Oil-producing states in Nigeria have reduced their domestic debt burden by about N610.84bn between June 2023 and March 2025, largely due to record inflows from the 13 per cent derivation fund, according to fresh analysis of Debt Management Office (DMO) data.
In June 2023, the combined domestic debt of the nine oil-producing states stood at N1.66tn, representing 28.6 per cent of Nigeria’s total subnational debt of N5.82tn. By March 2025, the figure had dropped to N1.05tn, accounting for 27.2 per cent of total state-level debt of N3.87tn. Delta State led the way, cutting its debt by more than half, from N465.40bn to N204.72bn, while Akwa Ibom and Bayelsa reduced theirs by over 40 per cent and 45 per cent respectively. Ondo State recorded the sharpest proportional decline, slashing its debt from N74.03bn to just N11.76bn. Rivers State, however, stood out as the only oil-producing state whose debt rose, climbing by more than 60 per cent to N364.39bn within the period.
Revenue records show that the nine oil-producing states generated a combined N1.39tn in Internally Generated Revenue (IGR) between Q3 2023 and H1 2025. About 44 per cent of this — equivalent to the N610.84bn debt repayments — went into servicing loans instead of financing new projects. Rivers topped the IGR chart with N507.23bn, followed by Delta (N250.36bn) and Akwa Ibom (N134.81bn). At the lower end, Imo recorded just N47.51bn.
Between July 2023 and June 2025, the nine oil states received a record N1.67tn in derivation funds, according to Federation Account Allocation Committee (FAAC) disbursement reports. Delta alone earned N520.27bn, followed by Bayelsa (N332.05bn), Akwa Ibom (N330.27bn), and Rivers (N309.77bn). Collectively, these four states took about 90 per cent of the total allocation, leaving the remaining five states with just N140bn.
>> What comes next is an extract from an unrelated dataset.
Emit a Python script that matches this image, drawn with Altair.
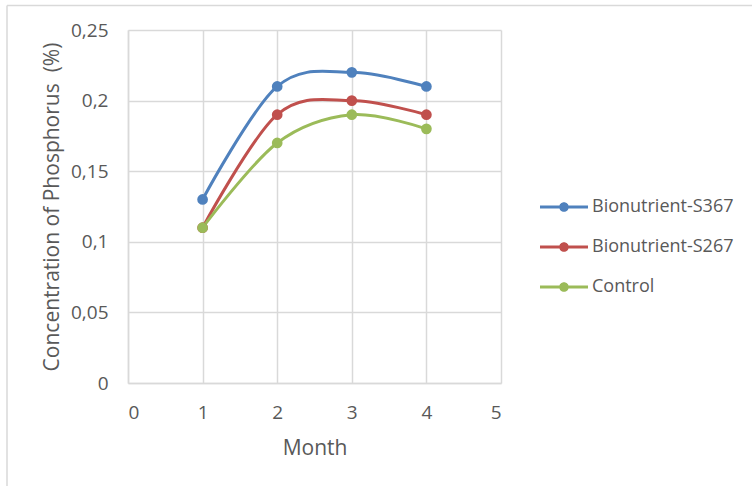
import altair as alt
import pandas as pd

months = [1, 2, 3, 4]
series_names = ["Bionutrient-S367", "Bionutrient-S267", "Control"]
s367 = [0.13, 0.21, 0.22, 0.21]
s267 = [0.11, 0.19, 0.20, 0.19]
control = [0.11, 0.17, 0.19, 0.18]
colors = ["#4F81BD", "#C0504D", "#9BBB59"]

rows = []
for name, vals in zip(series_names, [s367, s267, control]):
    for m, v in zip(months, vals):
        rows.append({"Month": m, "Value": v, "Series": name})
df = pd.DataFrame(rows)

FONT = "Open Sans"
GREY_TEXT = "#595959"
GRID = "#d9d9d9"

# Legend symbol: a short line segment with a dot in the middle
# (both sub-paths wound clockwise so the overlap stays filled)
legend_symbol = (
    "M-1,-0.06H1V0.06H-1Z "
    "M-0.2,0A0.2,0.2 0 1,1 0.2,0A0.2,0.2 0 1,1 -0.2,0Z"
)
legend = alt.Legend(
    title=None,
    orient="none",
    legendX=412,
    legendY=153,
    symbolType=legend_symbol,
    symbolSize=2304,
    symbolStrokeWidth=0,
    symbolOpacity=1,
    labelFontSize=18,
    labelColor=GREY_TEXT,
    labelFont=FONT,
    labelOffset=4,
    rowPadding=7,
)

x_enc = alt.X(
    "Month:Q",
    scale=alt.Scale(domain=[0, 5], nice=False),
    axis=alt.Axis(
        values=[0, 1, 2, 3, 4, 5],
        format="d",
        title="Month",
        titlePadding=15,
    ),
)
y_enc = alt.Y(
    "Value:Q",
    scale=alt.Scale(domain=[0, 0.25], nice=False),
    axis=alt.Axis(
        values=[0, 0.05, 0.1, 0.15, 0.2, 0.25],
        labelExpr="replace(format(datum.value, '.2~f'), '.', ',')",
        title="Concentration of Phosphorus \u00a0(%)",
        titlePadding=8,
    ),
)

lines = alt.Chart(df).mark_line(interpolate="cardinal", strokeWidth=3).encode(
    x=x_enc,
    y=y_enc,
    stroke=alt.Stroke(
        "Series:N",
        scale=alt.Scale(domain=series_names, range=colors),
        sort=series_names,
        legend=legend,
    ),
    detail="Series:N",
)

points = alt.Chart(df).mark_circle(size=115, opacity=1).encode(
    x="Month:Q",
    y="Value:Q",
    fill=alt.Fill(
        "Series:N",
        scale=alt.Scale(domain=series_names, range=colors),
        sort=series_names,
        legend=legend,
    ),
)

frame_data = alt.Data(values=[{"k": 0}])
frame_top = alt.Chart(frame_data).mark_rule(color=GRID, strokeWidth=1.5).encode(
    x=alt.value(-121), x2=alt.value(624), y=alt.value(-24.5)
)
frame_left = alt.Chart(frame_data).mark_rule(color=GRID, strokeWidth=1.5).encode(
    x=alt.value(-121), y=alt.value(-24.5), y2=alt.value(456)
)

chart = (
    alt.layer(frame_top, frame_left, lines, points)
    .properties(
        width=373,
        height=353,
        autosize=alt.AutoSizeParams(type="none"),
        padding={"left": 128, "top": 30, "right": 251, "bottom": 103},
        background="white",
    )
    .configure_view(stroke=None)
    .configure_axis(
        labelFont=FONT,
        titleFont=FONT,
        labelFontSize=19,
        titleFontSize=21,
        labelColor=GREY_TEXT,
        titleColor=GREY_TEXT,
        titleFontWeight="normal",
        gridColor=GRID,
        gridWidth=1.5,
        domainColor=GRID,
        domainWidth=1.5,
        ticks=False,
        labelPadding=20,
    )
)

chart.save("out.html", embed_options={"renderer": "svg", "actions": False})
Despite the windfall, analysts and opposition figures argue that the funds have not translated into visible development across the Niger Delta. Critics point to persistent poverty, infrastructural decay, and delayed salary payments in some states, raising concerns that the derivation inflows are being absorbed by recurrent spending rather than transformative projects.